Pranav Sayta, partner and national leader, transaction services at EY-India, said, “While this may certainly curtail the period of carry forward, it is pertinent to note that this proposal will not impact a succession (say an amalgamation) effected up to March 31, 2025. Hence, losses that have migrated to the successor (say amalgamated company) will in such cases be grandfathered – in the sense that they will continue to enjoy the benefit of carry forward and set-off even after FY26 for up to the period of eight years following the year of succession (amalgamation).”

However, Deepak Joshi, Supreme Court advocate, added, “On a disconcerting note, this amendment is proposed to be made applicable to any amalgamation or business reorganisation, which is effected on or after April 1, 2025. Thus, it adversely affects transactions that have already been concluded on the basis of benefits of carry forward under the existing provisions.”
Some grey areas remain. Ameya Kunte, founder of Globeview Advisors, points out that the proposed amendment applies to ‘amalgamation or business reorganisation, as the case may be, which is effected on or after the April 1, 2025’. Whether the section would apply where the appointed date is before April 1, 2025, would be a matter of interpretation.

He explains, “If a M&A scheme has an appointed date of Jan 1, 2025, and the scheme is approved by the National Company Law Tribunal (NCLT), say, on Dec 1, 2025, whether the amendment will apply is not clear.”
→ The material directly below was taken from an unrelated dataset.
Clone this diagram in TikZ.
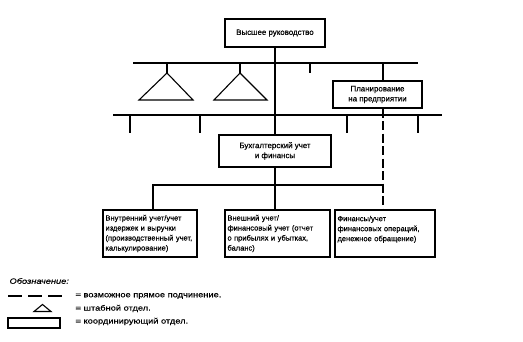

Abhishek Goenka, founder Aeka Advisors, sees a silver lining, “In the spirit of tax certainty and avoiding unintended benefits to companies, this is a welcome change. It will help in getting tax clearance for mergers faster as the extension of losses through mergers was one of the main reason that the tax department would oppose merger petitions at NCLT.”
Some words of the FM, however, have brought hope in the arena of M&As. She said, “Requirements and procedures for speedy approval of company mergers will be rationalised. The scope for fast-track mergers will also be widened and the process made simpler.” India Inc and M&A experts hope this is done soon.